On 18th September 2015, the Environmental Protection Agency (EPA) served the company with notice that they had violated the Clean Air Act. It had found compelling evidence that Volkswagen has programmed its turbocharged direct injection (TDI) engines to alter the findings from emissions tests.  

So, the TL;DR (too-long-didn’t-read) version is that Volkswagen was caught using illegal software – dubbed the ‘defeat device’ — to trick emissions testers into thinking that the nitrogen oxide given off by the engine was less than it actually was.

As well as affecting the 42,000 VW-manufactured cars in the US, the company also admitted that the defeat device was fitted to around 11 million of its cars across the world, including around 8 million in Europe.

The company pleaded guilty to the charges in January 2017 and was fined $4.3 million by the US. The former CEO of the company, Martin Winterkorn, who resigned in 2015, was charged with conspiracy and wire fraud.

Following the discovery that Volkswagen had been caught cheating on emissions, it was also found that several other leading car companies had been in on the action too. Some Chrysler, Nissan, Renault and Mercedes vehicles were all found to feature some form of defeat device.

The scandal lead to the recall of millions of vehicles across the world, severely damaged public trust in car manufacturers and altered the environmental esteem that we once held diesel cars in.

The ‘Defeat’ device

Dubbed the ‘defeat’ device, investigators found that Volkswagens’ diesel engines had a special piece of computer software that could detect when emissions were being tested under laboratory conditions and falsify readings so that they were lower than they actually were in reality.
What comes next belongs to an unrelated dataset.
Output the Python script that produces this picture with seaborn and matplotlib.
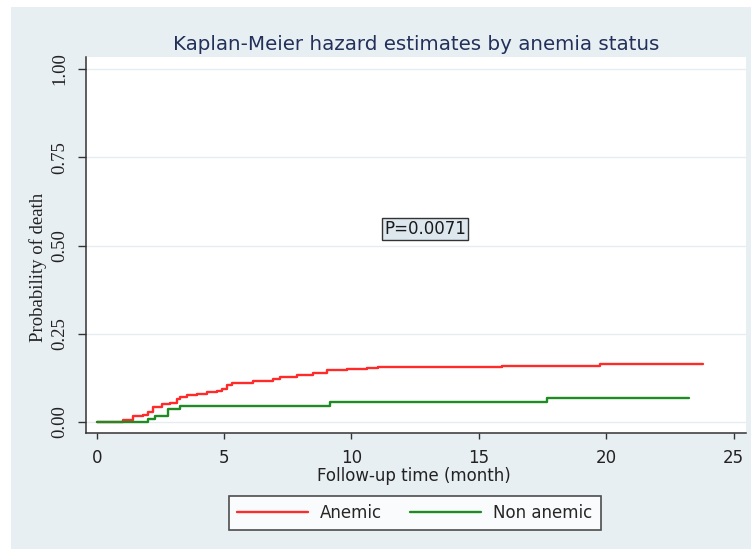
import numpy as np
import pandas as pd
import matplotlib
matplotlib.use("Agg")
import matplotlib.pyplot as plt
from matplotlib.patches import Rectangle
import seaborn as sns

# ---- data ----
groups = ["Anemic", "Non anemic"]
anemic_time = [0, 1.05, 1.44, 1.83, 2.03, 2.22, 2.55, 2.88, 3.14, 3.27, 3.53, 3.93,
               4.32, 4.71, 4.91, 5.10, 5.30, 6.15, 6.93, 7.20, 7.85, 8.50, 9.03,
               9.82, 10.60, 11.06, 15.90, 19.76, 23.79]
anemic_prob = [0, 0.006, 0.018, 0.020, 0.029, 0.042, 0.051, 0.055, 0.064, 0.070, 0.076, 0.079,
               0.085, 0.089, 0.095, 0.105, 0.111, 0.116, 0.123, 0.127, 0.133, 0.140, 0.147,
               0.149, 0.152, 0.157, 0.159, 0.164, 0.164]
nonanemic_time = [0, 2.03, 2.29, 2.81, 3.27, 9.16, 17.67, 23.27]
nonanemic_prob = [0, 0.008, 0.017, 0.036, 0.045, 0.057, 0.067, 0.067]

title = "Kaplan-Meier hazard estimates by anemia status"
x_label = "Follow-up time (month)"
y_label = "Probability of death"
x_ticks = [0, 5, 10, 15, 20, 25]
y_ticks = [0.00, 0.25, 0.50, 0.75, 1.00]
y_ticklabels = ["0.00", "0.25", "0.50", "0.75", "1.00"]
p_text = "P=0.0071"
p_pos = (12.89, 0.548)

df = pd.concat([
    pd.DataFrame({"time": anemic_time, "prob": anemic_prob, "group": groups[0]}),
    pd.DataFrame({"time": nonanemic_time, "prob": nonanemic_prob, "group": groups[1]}),
], ignore_index=True)

palette = {"Anemic": "#ff2a2a", "Non anemic": "#1e8c22"}

sns.set_theme(style="white")
plt.rcParams["font.family"] = ["DejaVu Sans"]

W, H = 751, 549
fig = plt.figure(figsize=(W / 100, H / 100), dpi=100, facecolor="white")
bg = Rectangle((11 / W, 0), 1 - 11 / W, 1 - 7 / H, transform=fig.transFigure,
               facecolor="#e8eff3", edgecolor="none", zorder=-10)
fig.patches.append(bg)

L, R, T, B = 86, 746, 57, 433
ax = fig.add_axes([L / W, 1 - B / H, (R - L) / W, (B - T) / H])
ax.set_facecolor("white")

sns.lineplot(data=df, x="time", y="prob", hue="group", palette=palette,
             estimator=None, drawstyle="steps-post", linewidth=1.7, ax=ax, legend=True)

ax.set_xlim(-0.42, 25.49)
ax.set_ylim(-0.031, 1.034)
ax.set_xticks(x_ticks)
ax.set_yticks(y_ticks)
ax.set_yticklabels(y_ticklabels, family="Liberation Serif", fontsize=13.5, color="#222222")
ax.tick_params(axis="y", labelrotation=90, length=6, width=1.0, pad=6.5, color="#333333",
               direction="out", left=True)
ax.tick_params(axis="x", labelsize=12, length=4.5, width=1.0, pad=7, color="#333333",
               labelcolor="#222222", direction="out", bottom=True)
for lab in ax.get_yticklabels():
    lab.set_va("center")

ax.grid(axis="y", color="#e6edf0", linewidth=1.0)
ax.grid(axis="x", visible=False)
for s in ["top", "right"]:
    ax.spines[s].set_visible(False)
for s in ["left", "bottom"]:
    ax.spines[s].set_color("#333333")
    ax.spines[s].set_linewidth(1.1)

ax.set_xlabel(x_label, fontsize=12, color="#222222")
ax.xaxis.set_label_coords((414 - L) / (R - L), (B - 467) / (B - T))
ax.set_ylabel(y_label, family="Liberation Serif", fontsize=13.5, color="#222222")
ax.yaxis.set_label_coords((47 - L) / (R - L), (B - 267) / (B - T))

ax.text(p_pos[0], p_pos[1], p_text, fontsize=12, color="#1a1a1a", ha="center", va="center",
        bbox=dict(boxstyle="square,pad=0.12", facecolor="#dde7ee", edgecolor="#333333",
                  linewidth=1.0))

fig.text(416 / W, 1 - 50 / H, title, ha="center", va="baseline", fontsize=14.3,
         color="#22305a")

handles, labels = ax.get_legend_handles_labels()
ax.get_legend().remove()
leg = fig.legend(handles, labels, loc="center", bbox_to_anchor=(415 / W, 1 - 513 / H),
                 ncol=2, fontsize=12, handlelength=4.25, handletextpad=0.72,
                 columnspacing=1.68, borderpad=0.5, frameon=True, fancybox=False)
leg.get_frame().set_edgecolor("#222222")
leg.get_frame().set_linewidth(1.2)
leg.get_frame().set_facecolor("white")
for h in leg.get_lines():
    h.set_linewidth(1.7)

fig.savefig("out.png", dpi=100, facecolor=fig.get_facecolor())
How the software worked specifically still hasn’t been made public. But the device was so sensitive it could work out when the emissions of the car were being tested by monitoring subtle aspects of the engines performance – all of which change when the engine is put into a testing mode in a controlled situation in a lab.

The amount of actual nitrogen oxide emissions released by the cars is around 40% more than thought – a significant figure.

Why does the diesel scandal matter?

It matters because one of the world’s biggest car manufacturers was found to purposely falsifying emissions data in its car. That’s a biggie.

And what’s more, it wasn’t an accident. Volkswagen had designed and fitted a device to 11 million of its cars. So it’s unlikely it was just the work of one lone, emissions-loving worker either. It was the design of bigwigs at the top of the company.

It could mean that all of what we’ve previously considered about diesel-powered cars being better for the environment is incorrect.

In effect, governments across the world have wasted billions promoting diesel cars as environmentally friendly when they were actually the exact opposite.